▶ GIVEN REQUEST: Go through the entries one line at a time, and gather every line that has the word "this".

- - - - -

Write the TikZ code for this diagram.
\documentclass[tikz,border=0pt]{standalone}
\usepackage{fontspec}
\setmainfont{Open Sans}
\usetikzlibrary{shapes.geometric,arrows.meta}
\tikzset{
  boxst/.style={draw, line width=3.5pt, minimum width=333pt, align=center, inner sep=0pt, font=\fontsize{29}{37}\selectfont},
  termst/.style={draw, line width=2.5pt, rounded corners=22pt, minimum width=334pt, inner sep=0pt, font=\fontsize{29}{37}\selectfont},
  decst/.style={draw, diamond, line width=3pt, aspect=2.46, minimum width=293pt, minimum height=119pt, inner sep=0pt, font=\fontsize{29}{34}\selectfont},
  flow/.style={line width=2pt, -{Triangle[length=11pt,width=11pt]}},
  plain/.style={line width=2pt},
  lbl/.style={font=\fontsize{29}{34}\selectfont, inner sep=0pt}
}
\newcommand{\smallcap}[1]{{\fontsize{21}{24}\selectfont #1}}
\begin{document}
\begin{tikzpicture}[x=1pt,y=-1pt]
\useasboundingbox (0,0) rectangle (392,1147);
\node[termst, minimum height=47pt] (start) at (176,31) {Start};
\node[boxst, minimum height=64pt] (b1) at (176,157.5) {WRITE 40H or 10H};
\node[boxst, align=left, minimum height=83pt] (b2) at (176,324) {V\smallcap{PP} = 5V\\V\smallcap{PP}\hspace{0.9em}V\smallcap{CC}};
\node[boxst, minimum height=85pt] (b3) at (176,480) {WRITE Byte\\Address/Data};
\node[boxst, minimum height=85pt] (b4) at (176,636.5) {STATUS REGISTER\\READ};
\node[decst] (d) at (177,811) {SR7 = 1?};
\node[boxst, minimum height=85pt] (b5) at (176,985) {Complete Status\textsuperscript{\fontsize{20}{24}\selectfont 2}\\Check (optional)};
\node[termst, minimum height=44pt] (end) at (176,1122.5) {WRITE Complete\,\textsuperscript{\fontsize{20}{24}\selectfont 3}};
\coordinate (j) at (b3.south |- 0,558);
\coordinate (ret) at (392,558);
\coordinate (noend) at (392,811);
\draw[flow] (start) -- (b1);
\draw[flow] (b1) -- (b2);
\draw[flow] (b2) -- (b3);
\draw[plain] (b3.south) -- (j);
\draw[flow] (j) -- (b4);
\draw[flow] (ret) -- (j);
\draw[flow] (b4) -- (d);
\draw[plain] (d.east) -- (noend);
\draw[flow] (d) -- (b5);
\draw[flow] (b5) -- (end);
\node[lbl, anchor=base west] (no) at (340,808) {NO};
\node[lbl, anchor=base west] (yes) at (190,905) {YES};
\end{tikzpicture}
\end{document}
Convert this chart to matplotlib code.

- - - - -

▶ WRITTEN RESPONSE:
Write the TikZ code for this diagram.
Convert this chart to matplotlib code.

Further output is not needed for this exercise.